=== Raw data ===
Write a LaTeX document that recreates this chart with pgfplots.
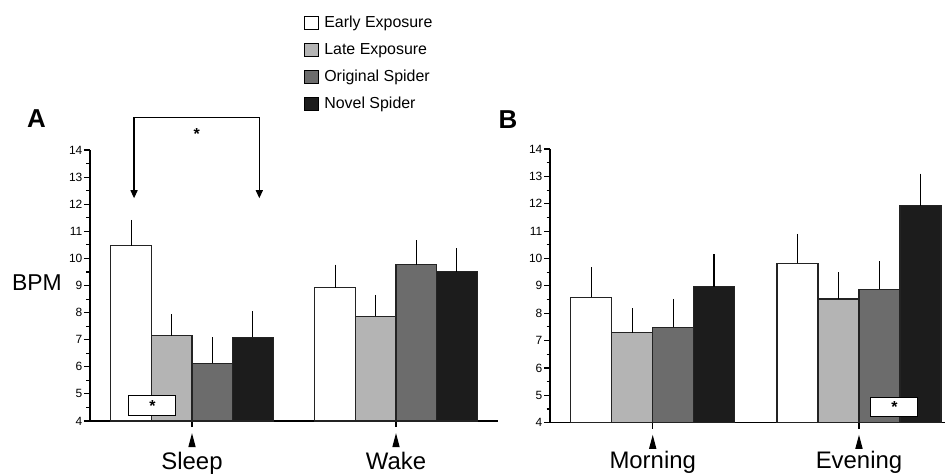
\documentclass[border=0pt]{standalone}
\usepackage{pgfplots}
\usepackage{pgfplotstable}
\pgfplotsset{compat=1.18}
\usepackage{fontspec}
\setmainfont{Liberation Sans}
\usetikzlibrary{arrows.meta}

\definecolor{cLight}{RGB}{180,180,180}
\definecolor{cMid}{RGB}{108,108,108}
\definecolor{cDark}{RGB}{28,28,28}
\definecolor{cEdge}{RGB}{35,35,35}

\newcommand{\tri}{\tikz\fill[black] (0,0)--(7.5bp,0)--(3.75bp,14bp)--cycle;}

\pgfplotstableread{
x early eE late lE orig oE novel nE
0 10.47 0.85 7.14 0.69 6.13 0.86 7.09 0.85
1 8.92 0.75 7.87 0.68 9.76 0.80 9.51 0.76
}\tableA

\pgfplotstableread{
x early eE late lE orig oE novel nE
0 8.58 1.00 7.28 0.80 7.48 0.94 8.97 1.09
1 9.82 0.98 8.52 0.88 8.88 0.92 11.92 1.08
}\tableB

\pgfplotsset{
  panel/.style={
    scale only axis, anchor=south west, clip=false,
    ymin=4, ymax=14, ytick={4,...,14}, minor y tick num=1,
    axis x line=bottom, axis y line=left,
    axis line style={-, line width=1.3bp, black},
    tick align=outside, major tick length=6bp, minor tick length=3.5bp,
    tick style={line width=1.1bp, black},
    xtick={0,1},
    /pgf/number format/assume math mode=true,
    yticklabel={\pgfmathprintnumber[assume math mode=true]{\tick}},
    yticklabel style={font=\fontsize{12}{12}\selectfont, inner sep=1.5bp},
    xticklabel style={font=\fontsize{24}{24}\selectfont, align=center, inner sep=0pt, yshift=-6bp},
    ybar,
    every axis plot/.append style={draw=cEdge, line width=1.1bp, bar width=0.1987},
    error bars/y dir=plus, error bars/y explicit,
    error bars/error bar style={line width=1.4bp, black},
    error bars/error mark options={line width=1.4bp, black, mark size=2.8bp},
  },
  p1/.style={fill=white, bar shift=-0.298},
  p2/.style={fill=cLight, bar shift=-0.0993},
  p3/.style={fill=cMid, bar shift=0.0993},
  p4/.style={fill=cDark, bar shift=0.298},
}

\begin{document}
\begin{tikzpicture}
\path[use as bounding box] (0,0) rectangle (945bp,-474bp);

\begin{axis}[panel, at={(90bp,-421bp)}, width=408bp, height=271bp,
  xmin=-0.5, xmax=1.5,
  xticklabels={{\tri\\[-1.5bp]Sleep},{\tri\\[-1.5bp]Wake}},
  legend style={draw=none, fill=none, at={(axis description cs:0.517,1.513)}, anchor=north west,
    font=\fontsize{16}{16}\selectfont, row sep=8bp, column sep=3bp, legend cell align=left,
    nodes={inner sep=2bp, text height=12bp, text depth=3bp}},
  legend image code/.code={\draw[#1, line width=1.2bp, draw=black] (0bp,-6.5bp) rectangle (14bp,6.5bp);},
]
\addplot[p1] table[x=x, y=early, y error=eE] {\tableA};
\addplot[p2] table[x=x, y=late, y error=lE] {\tableA};
\addplot[p3] table[x=x, y=orig, y error=oE] {\tableA};
\addplot[p4] table[x=x, y=novel, y error=nE] {\tableA};
\legend{Early Exposure, Late Exposure, Original Spider, Novel Spider}
\node[draw=black, fill=white, line width=1bp, minimum width=47bp, minimum height=20bp, inner sep=0pt]
  at (axis cs:-0.194,4.565) {\raisebox{-0.35em}{\fontsize{16}{16}\selectfont\textbf{*}}};
\draw[line width=1.2bp] (axis cs:-0.284,15.21) -- (axis cs:0.330,15.21);
\draw[line width=1.2bp, -{Triangle[width=7bp,length=8bp]}] (axis cs:-0.284,15.21) -- (axis cs:-0.284,12.22);
\draw[line width=1.2bp, -{Triangle[width=7bp,length=8bp]}] (axis cs:0.330,15.21) -- (axis cs:0.330,12.22);
\node at (axis cs:0.023,14.6) {\raisebox{-0.35em}{\fontsize{16}{16}\selectfont\textbf{*}}};
\end{axis}

\begin{axis}[panel, at={(550bp,-422.7bp)}, width=395bp, height=273.7bp,
  xmin=-0.498, xmax=1.417,
  xticklabels={{\tri\\[-4bp]Morning},{\tri\\[-4bp]Evening}},
]
\addplot[p1] table[x=x, y=early, y error=eE] {\tableB};
\addplot[p2] table[x=x, y=late, y error=lE] {\tableB};
\addplot[p3] table[x=x, y=orig, y error=oE] {\tableB};
\addplot[p4] table[x=x, y=novel, y error=nE] {\tableB};
\node[draw=black, fill=white, line width=1bp, minimum width=47bp, minimum height=19bp, inner sep=0pt]
  at (axis cs:1.172,4.585) {\raisebox{-0.35em}{\fontsize{16}{16}\selectfont\textbf{*}}};
\end{axis}

\node[font=\fontsize{26}{26}\selectfont\bfseries] at (36.5bp,-119bp) {A};
\node[font=\fontsize{26}{26}\selectfont\bfseries] at (508bp,-120bp) {B};
\node[font=\fontsize{23}{23}\selectfont] at (37bp,-283bp) {BPM};
\end{tikzpicture}
\end{document}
===
Your objective: Pictures are excluded; output everything else in the data verbatim.

Solution below:
Write a LaTeX document that recreates this chart with pgfplots.
\documentclass[border=0pt]{standalone}
\usepackage{pgfplots}
\usepackage{pgfplotstable}
\pgfplotsset{compat=1.18}
\usepackage{fontspec}
\setmainfont{Liberation Sans}
\usetikzlibrary{arrows.meta}

\definecolor{cLight}{RGB}{180,180,180}
\definecolor{cMid}{RGB}{108,108,108}
\definecolor{cDark}{RGB}{28,28,28}
\definecolor{cEdge}{RGB}{35,35,35}

\newcommand{\tri}{\tikz\fill[black] (0,0)--(7.5bp,0)--(3.75bp,14bp)--cycle;}

\pgfplotstableread{
x early eE late lE orig oE novel nE
0 10.47 0.85 7.14 0.69 6.13 0.86 7.09 0.85
1 8.92 0.75 7.87 0.68 9.76 0.80 9.51 0.76
}\tableA

\pgfplotstableread{
x early eE late lE orig oE novel nE
0 8.58 1.00 7.28 0.80 7.48 0.94 8.97 1.09
1 9.82 0.98 8.52 0.88 8.88 0.92 11.92 1.08
}\tableB

\pgfplotsset{
  panel/.style={
    scale only axis, anchor=south west, clip=false,
    ymin=4, ymax=14, ytick={4,...,14}, minor y tick num=1,
    axis x line=bottom, axis y line=left,
    axis line style={-, line width=1.3bp, black},
    tick align=outside, major tick length=6bp, minor tick length=3.5bp,
    tick style={line width=1.1bp, black},
    xtick={0,1},
    /pgf/number format/assume math mode=true,
    yticklabel={\pgfmathprintnumber[assume math mode=true]{\tick}},
    yticklabel style={font=\fontsize{12}{12}\selectfont, inner sep=1.5bp},
    xticklabel style={font=\fontsize{24}{24}\selectfont, align=center, inner sep=0pt, yshift=-6bp},
    ybar,
    every axis plot/.append style={draw=cEdge, line width=1.1bp, bar width=0.1987},
    error bars/y dir=plus, error bars/y explicit,
    error bars/error bar style={line width=1.4bp, black},
    error bars/error mark options={line width=1.4bp, black, mark size=2.8bp},
  },
  p1/.style={fill=white, bar shift=-0.298},
  p2/.style={fill=cLight, bar shift=-0.0993},
  p3/.style={fill=cMid, bar shift=0.0993},
  p4/.style={fill=cDark, bar shift=0.298},
}

\begin{document}
\begin{tikzpicture}
\path[use as bounding box] (0,0) rectangle (945bp,-474bp);

\begin{axis}[panel, at={(90bp,-421bp)}, width=408bp, height=271bp,
  xmin=-0.5, xmax=1.5,
  xticklabels={{\tri\\[-1.5bp]Sleep},{\tri\\[-1.5bp]Wake}},
  legend style={draw=none, fill=none, at={(axis description cs:0.517,1.513)}, anchor=north west,
    font=\fontsize{16}{16}\selectfont, row sep=8bp, column sep=3bp, legend cell align=left,
    nodes={inner sep=2bp, text height=12bp, text depth=3bp}},
  legend image code/.code={\draw[#1, line width=1.2bp, draw=black] (0bp,-6.5bp) rectangle (14bp,6.5bp);},
]
\addplot[p1] table[x=x, y=early, y error=eE] {\tableA};
\addplot[p2] table[x=x, y=late, y error=lE] {\tableA};
\addplot[p3] table[x=x, y=orig, y error=oE] {\tableA};
\addplot[p4] table[x=x, y=novel, y error=nE] {\tableA};
\legend{Early Exposure, Late Exposure, Original Spider, Novel Spider}
\node[draw=black, fill=white, line width=1bp, minimum width=47bp, minimum height=20bp, inner sep=0pt]
  at (axis cs:-0.194,4.565) {\raisebox{-0.35em}{\fontsize{16}{16}\selectfont\textbf{*}}};
\draw[line width=1.2bp] (axis cs:-0.284,15.21) -- (axis cs:0.330,15.21);
\draw[line width=1.2bp, -{Triangle[width=7bp,length=8bp]}] (axis cs:-0.284,15.21) -- (axis cs:-0.284,12.22);
\draw[line width=1.2bp, -{Triangle[width=7bp,length=8bp]}] (axis cs:0.330,15.21) -- (axis cs:0.330,12.22);
\node at (axis cs:0.023,14.6) {\raisebox{-0.35em}{\fontsize{16}{16}\selectfont\textbf{*}}};
\end{axis}

\begin{axis}[panel, at={(550bp,-422.7bp)}, width=395bp, height=273.7bp,
  xmin=-0.498, xmax=1.417,
  xticklabels={{\tri\\[-4bp]Morning},{\tri\\[-4bp]Evening}},
]
\addplot[p1] table[x=x, y=early, y error=eE] {\tableB};
\addplot[p2] table[x=x, y=late, y error=lE] {\tableB};
\addplot[p3] table[x=x, y=orig, y error=oE] {\tableB};
\addplot[p4] table[x=x, y=novel, y error=nE] {\tableB};
\node[draw=black, fill=white, line width=1bp, minimum width=47bp, minimum height=19bp, inner sep=0pt]
  at (axis cs:1.172,4.585) {\raisebox{-0.35em}{\fontsize{16}{16}\selectfont\textbf{*}}};
\end{axis}

\node[font=\fontsize{26}{26}\selectfont\bfseries] at (36.5bp,-119bp) {A};
\node[font=\fontsize{26}{26}\selectfont\bfseries] at (508bp,-120bp) {B};
\node[font=\fontsize{23}{23}\selectfont] at (37bp,-283bp) {BPM};
\end{tikzpicture}
\end{document}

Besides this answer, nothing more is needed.